# Provided data

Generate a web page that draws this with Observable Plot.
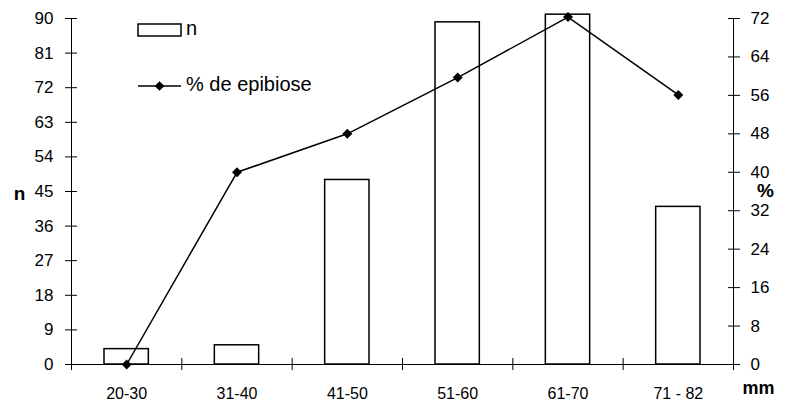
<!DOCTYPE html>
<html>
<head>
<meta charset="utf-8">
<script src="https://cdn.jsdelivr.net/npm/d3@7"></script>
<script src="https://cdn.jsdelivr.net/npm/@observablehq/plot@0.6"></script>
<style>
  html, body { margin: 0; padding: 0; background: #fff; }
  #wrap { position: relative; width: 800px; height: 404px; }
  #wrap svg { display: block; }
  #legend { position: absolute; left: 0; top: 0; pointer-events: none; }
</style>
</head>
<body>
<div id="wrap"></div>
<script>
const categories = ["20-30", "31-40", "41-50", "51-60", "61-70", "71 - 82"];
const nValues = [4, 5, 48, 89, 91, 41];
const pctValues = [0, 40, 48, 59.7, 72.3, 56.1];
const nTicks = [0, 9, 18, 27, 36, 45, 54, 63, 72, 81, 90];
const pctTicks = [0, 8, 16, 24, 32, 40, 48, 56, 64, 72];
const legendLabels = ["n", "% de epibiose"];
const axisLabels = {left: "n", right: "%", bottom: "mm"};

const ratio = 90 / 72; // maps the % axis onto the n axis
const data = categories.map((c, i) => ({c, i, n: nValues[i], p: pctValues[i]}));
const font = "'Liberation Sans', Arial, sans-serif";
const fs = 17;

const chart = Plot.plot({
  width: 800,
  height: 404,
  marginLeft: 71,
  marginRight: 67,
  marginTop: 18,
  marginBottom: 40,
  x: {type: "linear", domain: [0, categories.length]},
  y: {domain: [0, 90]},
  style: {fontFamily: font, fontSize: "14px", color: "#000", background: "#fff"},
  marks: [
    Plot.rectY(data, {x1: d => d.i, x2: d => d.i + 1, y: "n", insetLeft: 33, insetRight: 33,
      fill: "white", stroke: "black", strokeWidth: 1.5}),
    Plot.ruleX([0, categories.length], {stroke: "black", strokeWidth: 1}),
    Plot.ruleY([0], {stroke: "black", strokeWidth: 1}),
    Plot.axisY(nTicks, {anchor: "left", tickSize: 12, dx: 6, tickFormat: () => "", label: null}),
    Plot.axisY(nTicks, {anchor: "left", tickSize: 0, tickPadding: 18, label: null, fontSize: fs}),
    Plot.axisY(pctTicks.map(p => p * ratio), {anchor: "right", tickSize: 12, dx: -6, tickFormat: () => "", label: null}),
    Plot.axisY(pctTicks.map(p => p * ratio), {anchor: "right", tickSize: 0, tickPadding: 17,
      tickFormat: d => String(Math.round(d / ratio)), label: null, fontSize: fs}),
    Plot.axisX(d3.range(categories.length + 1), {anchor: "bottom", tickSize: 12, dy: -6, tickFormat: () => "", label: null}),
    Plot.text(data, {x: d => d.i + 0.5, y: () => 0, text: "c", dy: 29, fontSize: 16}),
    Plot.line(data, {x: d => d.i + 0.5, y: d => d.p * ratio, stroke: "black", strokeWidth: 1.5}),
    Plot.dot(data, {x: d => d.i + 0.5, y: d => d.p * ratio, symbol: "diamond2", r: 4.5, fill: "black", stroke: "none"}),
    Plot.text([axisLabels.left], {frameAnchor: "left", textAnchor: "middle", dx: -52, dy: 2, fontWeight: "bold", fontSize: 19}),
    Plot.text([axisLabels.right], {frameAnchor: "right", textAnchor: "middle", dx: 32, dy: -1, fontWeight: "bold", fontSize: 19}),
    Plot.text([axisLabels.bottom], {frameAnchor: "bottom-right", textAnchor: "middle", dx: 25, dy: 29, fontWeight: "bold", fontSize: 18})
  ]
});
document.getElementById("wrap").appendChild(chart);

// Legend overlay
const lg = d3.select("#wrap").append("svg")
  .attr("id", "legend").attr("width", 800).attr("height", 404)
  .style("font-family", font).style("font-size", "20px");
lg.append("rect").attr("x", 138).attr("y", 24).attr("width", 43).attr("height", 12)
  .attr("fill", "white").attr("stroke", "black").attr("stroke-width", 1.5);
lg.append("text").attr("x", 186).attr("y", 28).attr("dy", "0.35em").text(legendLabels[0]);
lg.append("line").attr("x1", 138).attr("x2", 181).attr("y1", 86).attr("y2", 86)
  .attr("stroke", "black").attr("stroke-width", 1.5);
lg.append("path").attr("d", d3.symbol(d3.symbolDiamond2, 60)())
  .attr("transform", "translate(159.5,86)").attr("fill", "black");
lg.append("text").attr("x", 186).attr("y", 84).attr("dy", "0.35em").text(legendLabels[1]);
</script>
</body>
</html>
* * *
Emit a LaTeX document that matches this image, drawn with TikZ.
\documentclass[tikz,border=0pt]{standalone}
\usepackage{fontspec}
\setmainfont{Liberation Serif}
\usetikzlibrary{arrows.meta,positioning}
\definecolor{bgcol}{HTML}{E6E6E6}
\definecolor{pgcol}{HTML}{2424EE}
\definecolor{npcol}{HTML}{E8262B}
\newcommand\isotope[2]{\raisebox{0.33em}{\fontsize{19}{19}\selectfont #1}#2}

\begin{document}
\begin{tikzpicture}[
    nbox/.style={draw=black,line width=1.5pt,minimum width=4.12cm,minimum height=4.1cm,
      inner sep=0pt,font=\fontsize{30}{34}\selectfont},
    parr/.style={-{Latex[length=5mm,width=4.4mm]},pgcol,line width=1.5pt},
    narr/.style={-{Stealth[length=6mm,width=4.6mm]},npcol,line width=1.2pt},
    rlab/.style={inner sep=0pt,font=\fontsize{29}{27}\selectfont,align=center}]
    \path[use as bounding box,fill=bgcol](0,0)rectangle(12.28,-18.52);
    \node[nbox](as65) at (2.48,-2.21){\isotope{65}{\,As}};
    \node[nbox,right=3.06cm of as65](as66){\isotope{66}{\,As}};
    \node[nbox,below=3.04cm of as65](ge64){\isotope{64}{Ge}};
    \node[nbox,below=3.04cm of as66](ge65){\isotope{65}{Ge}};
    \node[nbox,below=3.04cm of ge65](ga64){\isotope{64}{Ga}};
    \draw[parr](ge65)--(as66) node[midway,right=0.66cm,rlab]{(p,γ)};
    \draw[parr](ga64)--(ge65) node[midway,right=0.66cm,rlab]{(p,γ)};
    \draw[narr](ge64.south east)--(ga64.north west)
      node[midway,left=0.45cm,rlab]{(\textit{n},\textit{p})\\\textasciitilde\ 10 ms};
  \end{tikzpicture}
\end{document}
---
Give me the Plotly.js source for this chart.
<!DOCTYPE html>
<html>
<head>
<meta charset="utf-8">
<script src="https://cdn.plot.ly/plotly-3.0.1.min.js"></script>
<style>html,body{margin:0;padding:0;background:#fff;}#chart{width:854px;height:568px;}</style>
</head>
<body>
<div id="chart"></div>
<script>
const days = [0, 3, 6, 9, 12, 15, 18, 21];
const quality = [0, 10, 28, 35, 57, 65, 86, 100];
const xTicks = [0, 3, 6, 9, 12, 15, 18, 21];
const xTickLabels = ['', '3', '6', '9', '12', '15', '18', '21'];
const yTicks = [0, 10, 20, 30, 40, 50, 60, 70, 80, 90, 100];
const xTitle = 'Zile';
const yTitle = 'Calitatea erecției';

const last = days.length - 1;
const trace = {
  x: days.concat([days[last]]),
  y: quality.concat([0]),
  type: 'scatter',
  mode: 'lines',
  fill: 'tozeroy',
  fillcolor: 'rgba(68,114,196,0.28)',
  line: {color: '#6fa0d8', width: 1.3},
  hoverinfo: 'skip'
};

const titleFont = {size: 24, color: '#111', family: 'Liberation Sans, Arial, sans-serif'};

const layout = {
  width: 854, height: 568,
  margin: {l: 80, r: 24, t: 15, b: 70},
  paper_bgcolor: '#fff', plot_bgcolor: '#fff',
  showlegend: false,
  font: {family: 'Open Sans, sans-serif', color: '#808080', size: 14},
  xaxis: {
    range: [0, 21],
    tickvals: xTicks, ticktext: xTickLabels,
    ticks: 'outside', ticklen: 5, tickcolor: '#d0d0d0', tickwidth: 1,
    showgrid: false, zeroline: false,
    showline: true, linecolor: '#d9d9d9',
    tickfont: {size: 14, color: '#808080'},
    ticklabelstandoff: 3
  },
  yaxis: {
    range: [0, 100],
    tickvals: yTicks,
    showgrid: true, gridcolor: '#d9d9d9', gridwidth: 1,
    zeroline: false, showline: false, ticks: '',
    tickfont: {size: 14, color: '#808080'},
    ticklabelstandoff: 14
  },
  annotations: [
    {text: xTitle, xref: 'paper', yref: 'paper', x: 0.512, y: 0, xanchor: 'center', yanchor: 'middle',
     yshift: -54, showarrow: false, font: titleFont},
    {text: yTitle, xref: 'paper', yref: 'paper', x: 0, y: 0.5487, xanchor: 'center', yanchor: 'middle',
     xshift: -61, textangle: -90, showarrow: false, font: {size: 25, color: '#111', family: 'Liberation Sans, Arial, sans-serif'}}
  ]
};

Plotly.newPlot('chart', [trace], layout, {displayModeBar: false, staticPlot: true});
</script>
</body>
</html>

# Aim of the task
Show every line from the entries above in which the word "chart" appears.

# Output of the exercise
const chart = Plot.plot({
document.getElementById("wrap").appendChild(chart);
Give me the Plotly.js source for this chart.
<style>html,body{margin:0;padding:0;background:#fff;}#chart{width:854px;height:568px;}</style>
<div id="chart"></div>
Plotly.newPlot('chart', [trace], layout, {displayModeBar: false, staticPlot: true});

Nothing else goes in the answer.